City Disputes Basis of CVRA Claim
Apr 15, 2026 08:50AM ● By Susan Meeker
Logo courtesy of the City of Live Oak
LIVE OAK, CA (MPG) - The City of Live Oak is challenging the basis of a California Voting Rights Act complaint, arguing in a newly released letter that the city’s single precinct structure makes it impossible to prove racially polarized voting, a key element in CVRA litigation.
In an April 3 letter to voting rights attorney Kevin Shenkman, Special Counsel Martin Koczanowicz said Shenkman’s March 13 demand offered general assertions but no data showing that Latino voters in Live Oak are politically cohesive or that their preferred candidates are routinely defeated by bloc voting from other voters. Koczanowicz wrote that because the city has only one voting precinct, there is no way to perform any statistical analysis to determine whether polarized voting exists.
Shenkman’s demand, sent on behalf of the Southwest Voter Registration Education Project and Live Oak resident Cruz Mora, gives the city until May 5 to adopt a resolution of intent to transition to district elections or face a lawsuit.
Mora, 26, is a Live Oak High School graduate with a bachelor’s degree in public administration from California State University, Chico. He works as an analyst for the State of California and serves on the Sutter County Democratic Central Committee. Mora has run for City Council four times, most recently finishing third in a five‑candidate race.
While city council races are nonpartisan, Sutter County’s February 2025 registration report showed 42 percent Republican and 29 percent Democratic voters, with overall registration at 81.56 percent. In CVRA cases, partisan data is sometimes cited to illustrate voting patterns, though courts focus primarily on race rather than party affiliation.

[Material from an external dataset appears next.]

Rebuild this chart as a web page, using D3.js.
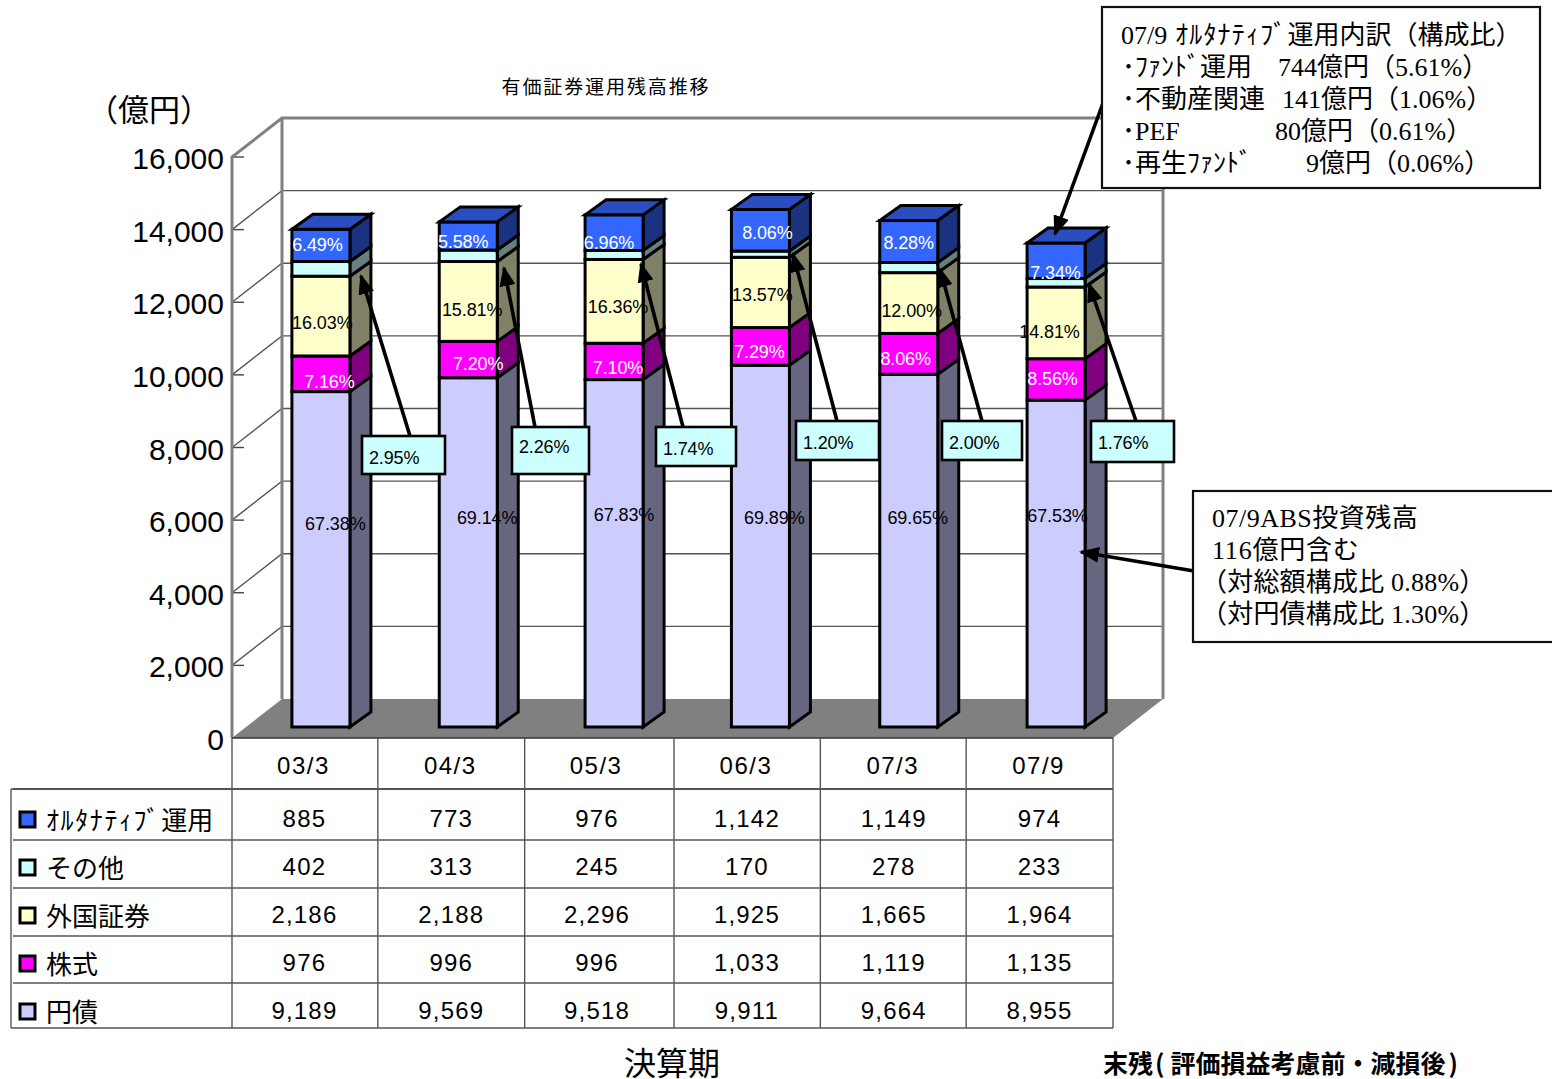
<!DOCTYPE html>
<html><head><meta charset="utf-8">
<script src="https://cdn.jsdelivr.net/npm/d3@7"></script>
<style>
html,body{margin:0;padding:0;background:#fff}
svg{display:block}
text{fill:#000}
</style></head><body><svg id="c" width="1552" height="1079"></svg>
<script>
// ---- data ----
const categories = ["03/3","04/3","05/3","06/3","07/3","07/9"];
const yenBonds  = [9189,9569,9518,9911,9664,8955];
const equities  = [976,996,996,1033,1119,1135];
const foreign   = [2186,2188,2296,1925,1665,1964];
const others    = [402,313,245,170,278,233];
const alternatives = [885,773,976,1142,1149,974];
const seriesNames = ["円債","株式","外国証券","その他","ｵﾙﾀﾅﾃｨﾌﾞ運用"];
const yTicks = [0,2000,4000,6000,8000,10000,12000,14000,16000];
const pctYen = ["67.38%","69.14%","67.83%","69.89%","69.65%","67.53%"];
const pctEq  = ["7.16%","7.20%","7.10%","7.29%","8.06%","8.56%"];
const pctFor = ["16.03%","15.81%","16.36%","13.57%","12.00%","14.81%"];
const pctOth = ["2.95%","2.26%","1.74%","1.20%","2.00%","1.76%"];
const pctAlt = ["6.49%","5.58%","6.96%","8.06%","8.28%","7.34%"];

// ---- styling ----
const faceColors = ["#CCCCFF","#FF00FF","#FFFFCC","#CCFFFF","#3366FF"];
const sideColors = ["#666680","#800080","#808066","#668080","#1A3380"];
const topColor = "#2A4DBF";
const GOTHIC = "'Noto Sans CJK JP','Noto Sans',sans-serif";
const SANS = "'Liberation Sans',Arial,sans-serif";
const SERIF = "'Liberation Serif','Noto Sans CJK JP',serif";

// label nudges relative to the centre of each segment (dx,dy), by series then category
const nudge = {
  0:[[14,-36],[19,-35],[9,-39],[12.5,-29],[9,-33.5],[2,-49]],
  1:[[8,7],[10,3.5],[3,6],[-2.5,5],[-3,4],[-3,-1.5]],
  2:[[1,6],[4,8],[3,5],[.5,2],[3,7],[-6,8]],
  4:[[-4,-1],[-5,5],[-6,9],[5.5,2],[0,0],[0,11]]
};
// small per-column offsets of the drawing
const barNudge = [0.5,1,0,-.5,1,1.5];
const columnNudge = [0,0,-1,2,2,1];
const ruleNudge = [0,-1,-1,1.5,1,0];
// callouts for the その他 share: box [x,y,w,h], arrow start, arrow tip
const calloutBox = [[362,436,83,38],[512,427,77,47],[656,427,80,39],[796,421,83,39],[942,421,80,39],[1091,421,83,41]];
const calloutTail = [[410,436],[535,427],[683,427],[837,421],[982,421],[1136,421]];
const calloutTip = [[361,276],[504,268],[641,264],[793,254],[940,269],[1089,284]];

// ---- scales ----
const x = d3.scaleBand().domain(categories).range([232,1113]);
const y = d3.scaleLinear().domain([0,16000]).range([738,157]);
const yBar = d3.scaleLinear().domain([0,16000]).range([727,143]);
const depthX = 50, depthY = 39;       // floor depth
const barDX = 21, barDY = 15;         // bar depth
const barW = 58;

const svg = d3.select("#c");
const defs = svg.append("defs");
defs.append("marker").attr("id","ah").attr("markerUnits","userSpaceOnUse")
  .attr("markerWidth",20).attr("markerHeight",16).attr("refX",18).attr("refY",8).attr("orient","auto")
  .append("path").attr("d","M0,0L20,8L0,16Z").attr("fill","#000");

// ---- walls ----
const x0 = x.range()[0], x1 = x.range()[1], y0 = y(0), yT = y(16000);
svg.append("path").attr("d",`M${x0},${y0}L${x0+depthX},${y0-depthY}L${x1+depthX},${y0-depthY}L${x1},${y0}Z`).attr("fill","#808080");

const grid = svg.append("g");
yTicks.forEach(t=>{
  if(t===0) return;
  const yy = y(t);
  if(t<16000){
    grid.append("path").attr("d",`M${x0},${yy}L${x0+depthX},${yy-depthY}L${x1+depthX},${yy-depthY}`)
      .attr("fill","none").attr("stroke","#555").attr("stroke-width",1.4);
  }
  grid.append("line").attr("x1",x0).attr("x2",x0+12).attr("y1",yy).attr("y2",yy).attr("stroke","#444").attr("stroke-width",1.4);
});
svg.append("path").attr("d",`M${x0},${y0}L${x0},${yT}L${x0+depthX},${yT-depthY}L${x1+depthX},${yT-depthY}L${x1+depthX},${y0-depthY}`)
  .attr("fill","none").attr("stroke","#808080").attr("stroke-width",3);
svg.append("line").attr("x1",x0+depthX).attr("x2",x0+depthX).attr("y1",yT-depthY).attr("y2",y0-depthY).attr("stroke","#808080").attr("stroke-width",3);

// y labels
svg.append("g").selectAll("text").data(yTicks).join("text")
  .attr("x",224).attr("y",d=>y(d)+12).attr("text-anchor","end")
  .style("font",`30px ${SANS}`).text(d=>d3.format(",")(d));

// ---- stacked bars ----
const rows = categories.map((c,i)=>({c,i,"0":yenBonds[i],"1":equities[i],"2":foreign[i],"3":others[i],"4":alternatives[i]}));
const stacked = d3.stack().keys(["0","1","2","3","4"])(rows);
const barLeft = d => x(d.c)+x.bandwidth()/2+15-barW/2+barNudge[d.i];
const gBars = svg.append("g");
stacked.forEach((layer,s)=>{
  layer.forEach(d=>{
    const L = barLeft(d.data), R = L+barW, a = yBar(d[0]), b = yBar(d[1]);
    gBars.append("path").attr("d",`M${R},${a}L${R+barDX},${a-barDY}L${R+barDX},${b-barDY}L${R},${b}Z`)
      .attr("fill",sideColors[s]).attr("stroke","#000").attr("stroke-width",3).attr("stroke-linejoin","miter");
    gBars.append("rect").attr("x",L).attr("y",b).attr("width",barW).attr("height",a-b)
      .attr("fill",faceColors[s]).attr("stroke","#000").attr("stroke-width",3);
    if(s===4){
      gBars.append("path").attr("d",`M${L},${b}L${L+barDX},${b-barDY}L${R+barDX},${b-barDY}L${R},${b}Z`)
        .attr("fill",topColor).attr("stroke","#000").attr("stroke-width",3);
    }
  });
});

// percentage labels
const pctSets = {0:pctYen,1:pctEq,2:pctFor,4:pctAlt};
const labelColors = {0:"#000",1:"#fff",2:"#000",4:"#fff"};
Object.keys(pctSets).forEach(sk=>{
  const s = +sk;
  stacked[s].forEach((d,i)=>{
    const cx = x(d.data.c)+x.bandwidth()/2+16, cy = (yBar(d[0])+yBar(d[1]))/2;
    const lab = pctSets[s][i];
    svg.append("text").attr("x",cx+nudge[s][i][0]).attr("y",cy+nudge[s][i][1]+7)
      .attr("text-anchor","middle").attr("textLength",lab.length*10.1).attr("lengthAdjust","spacing")
      .style("font",`18px ${SANS}`).style("fill",labelColors[s]).text(lab);
  });
});

// callouts
const gCall = svg.append("g");
pctOth.forEach((lab,i)=>{
  gCall.append("line").attr("x1",calloutTail[i][0]).attr("y1",calloutTail[i][1]).attr("x2",calloutTip[i][0]).attr("y2",calloutTip[i][1])
    .attr("stroke","#000").attr("stroke-width",3.6).attr("marker-end","url(#ah)");
  const b = calloutBox[i];
  gCall.append("rect").attr("x",b[0]).attr("y",b[1]).attr("width",b[2]).attr("height",b[3])
    .attr("fill","#CCFFFF").attr("stroke","#000").attr("stroke-width",2.6);
  gCall.append("text").attr("x",b[0]+7).attr("y",b[1]+28-(b[3]>45?2:0))
    .attr("textLength",lab.length*10.1).attr("lengthAdjust","spacing")
    .style("font",`18px ${SANS}`).text(lab);
});

// ---- data table ----
const rowLines = [789,840,888,936,983];
const tableBottom = 1028, tableLeft = 11;
const gT = svg.append("g");
rowLines.forEach(yy=>gT.append("line").attr("x1",tableLeft+2).attr("x2",x1).attr("y1",yy).attr("y2",yy).attr("stroke","#555").attr("stroke-width",1.4));
gT.append("line").attr("x1",tableLeft).attr("x2",x1).attr("y1",tableBottom).attr("y2",tableBottom).attr("stroke","#555").attr("stroke-width",1.4);
gT.append("line").attr("x1",tableLeft).attr("x2",x1).attr("y1",789).attr("y2",789).attr("stroke","#444").attr("stroke-width",1.4);
gT.append("line").attr("x1",x0).attr("x2",x1).attr("y1",y0).attr("y2",y0).attr("stroke","#333").attr("stroke-width",1.4);
gT.append("line").attr("x1",tableLeft).attr("x2",tableLeft).attr("y1",789).attr("y2",tableBottom).attr("stroke","#555").attr("stroke-width",1.4);
categories.forEach((c,i)=>{
  const xx = x(c)+ruleNudge[i];
  gT.append("line").attr("x1",xx).attr("x2",xx).attr("y1",y0).attr("y2",tableBottom).attr("stroke","#555").attr("stroke-width",1.4);
});
gT.append("line").attr("x1",x1).attr("x2",x1).attr("y1",y0).attr("y2",tableBottom).attr("stroke","#555").attr("stroke-width",1.4);
categories.forEach((c,i)=>{
  gT.append("text").attr("x",x(c)+x.bandwidth()/2-2+columnNudge[i]).attr("y",774).attr("text-anchor","middle")
    .style("font",`24px ${SANS}`).style("letter-spacing","1.5px").text(c);
});
const tableRows = [alternatives,others,foreign,equities,yenBonds];
const tableKeys = [4,3,2,1,0];
const rowBase = [827,875,923,971,1019];
const keyMid = [820,868,916,964,1012];
tableRows.forEach((vals,r)=>{
  vals.forEach((v,i)=>{
    gT.append("text").attr("x",x(categories[i])+x.bandwidth()/2-1+columnNudge[i]).attr("y",rowBase[r]).attr("text-anchor","middle")
      .style("font",`24px ${SANS}`).style("letter-spacing","1.2px").text(d3.format(",")(v));
  });
  gT.append("rect").attr("x",20).attr("y",keyMid[r]-8).attr("width",15).attr("height",15)
    .attr("fill",faceColors[tableKeys[r]]).attr("stroke","#000").attr("stroke-width",3);
  const nm = seriesNames[tableKeys[r]];
  const t = gT.append("text").attr("x",46).attr("y",keyMid[r]+10).style("font",`26px ${GOTHIC}`);
  if(nm.startsWith("ｵ")){
    t.append("tspan").style("letter-spacing","1.6px").text("ｵﾙﾀﾅﾃｨﾌﾞ");
    t.append("tspan").text("運用");
  } else t.text(nm);
});

// ---- titles ----
svg.append("text").attr("x",606).attr("y",94).attr("text-anchor","middle")
  .style("font",`19px ${GOTHIC}`).style("letter-spacing","1.9px").text("有価証券運用残高推移");
svg.append("text").attr("x",87).attr("y",121).style("font",`31px ${GOTHIC}`).text("（億円）");
svg.append("text").attr("x",624).attr("y",1075).style("font",`32px ${GOTHIC}`).text("決算期");
svg.append("text").attr("x",1103).attr("y",1073).style("font",`bold 25px ${GOTHIC}`).call(t=>{
  t.append("tspan").text("末残");
  t.append("tspan").attr("dx",2).text("(");
  t.append("tspan").attr("dx",6).text("評価損益考慮前・減損後");
  t.append("tspan").attr("dx",3).text(")");
});

// ---- annotation boxes ----
function arrow(a,b){
  svg.append("line").attr("x1",a[0]).attr("y1",a[1]).attr("x2",b[0]).attr("y2",b[1])
    .attr("stroke","#000").attr("stroke-width",3.6).attr("marker-end","url(#ah)");
}
arrow([1103,103],[1055,234]);
arrow([1194,571],[1081,552]);
svg.append("rect").attr("x",1102).attr("y",7).attr("width",438).attr("height",181).attr("fill","#fff").attr("stroke","#111").attr("stroke-width",2.2);
svg.append("rect").attr("x",1193).attr("y",491).attr("width",362).attr("height",151).attr("fill","#fff").attr("stroke","#111").attr("stroke-width",2.2);

function serif(txt,xx,yy,ls){ return svg.append("text").attr("x",xx).attr("y",yy).style("font",`26px ${SERIF}`).style("letter-spacing",ls||"0").text(txt); }
serif("07/9 ",1121,44);
svg.append("text").attr("x",1175).attr("y",44).style("font",`26px ${GOTHIC}`).call(t=>{
  t.append("tspan").style("letter-spacing","1.2px").text("ｵﾙﾀﾅﾃｨﾌﾞ");
  t.append("tspan").text("運用内訳（構成比）");
});
svg.append("text").attr("x",1122).attr("y",76).style("font",`26px ${GOTHIC}`).text("･ﾌｧﾝﾄﾞ運用");
serif("744億円（5.61%）",1278,76);
svg.append("text").attr("x",1122).attr("y",108).style("font",`26px ${GOTHIC}`).text("･不動産関連");
serif("141億円（1.06%）",1282,108);
svg.append("text").attr("x",1122).attr("y",140).style("font",`26px ${GOTHIC}`).text("･");
serif("PEF",1135,140);
serif("80億円（0.61%）",1275,140);
svg.append("text").attr("x",1122).attr("y",172).style("font",`26px ${GOTHIC}`).text("･再生ﾌｧﾝﾄﾞ");
serif("9億円（0.06%）",1306,172);

serif("07/9ABS投資残高",1212,527,".5px");
serif("116億円含む",1212,559,".8px");
serif("（対総額構成比 0.88%）",1201,591,".2px");
serif("（対円債構成比 1.30%）",1201,623,".2px");
</script></body></html>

The city’s April 3 letter outlines three questions it says must be answered affirmatively for a CVRA claim to move forward: whether the protected class votes as a bloc, whether the non‑protected class votes as a bloc to defeat the protected class’s preferred candidates, and whether another election system would give the protected class a better opportunity to elect those candidates. With a single precinct, Koczanowicz wrote, there is no data that can be extrapolated to answer those questions.
Several small cities have already faced CVRA challenges and voluntarily shifted to district elections, including Guadalupe, population about 7,000, which adopted districts in 2018 after receiving a demand letter, according to City of Guadalupe Resolution 2018‑13. The City of Coalinga, population roughly 8,000 at the time, also transitioned to district elections after receiving a CVRA demand letter, with its city attorney advising the Coalinga City Council in 2015 that the city was unlikely to prevail if sued. Both cities cited the cost of litigation and the CVRA’s “low legal threshold” in their decisions to switch, and neither attempted to defend their at-large systems in court.
Small school districts have also been required to end at-large elections under the CVRA, including Ramona Unified School District, where a judge in the Jauregui v. City of Palmdale case accepted testimony from voting rights statisticians hired by the plaintiffs who determine voting patterns. The court in 2014 found that their analysis was sufficient even with very limited precinct data.
Live Oak’s April 3 response follows a similar letter the city sent in January rejecting Mora’s earlier demand. In that correspondence, Koczanowicz said Mora had not identified which minority group was allegedly disenfranchised and had provided no demographic or election data to support his claim. The city maintains that neither Mora nor Shenkman has supplied the evidence needed to demonstrate racially polarized voting.
Shenkman, who has litigated more than 175 CVRA cases statewide, has warned that if the city does not adopt a resolution of intent by May 5, he will seek judicial relief.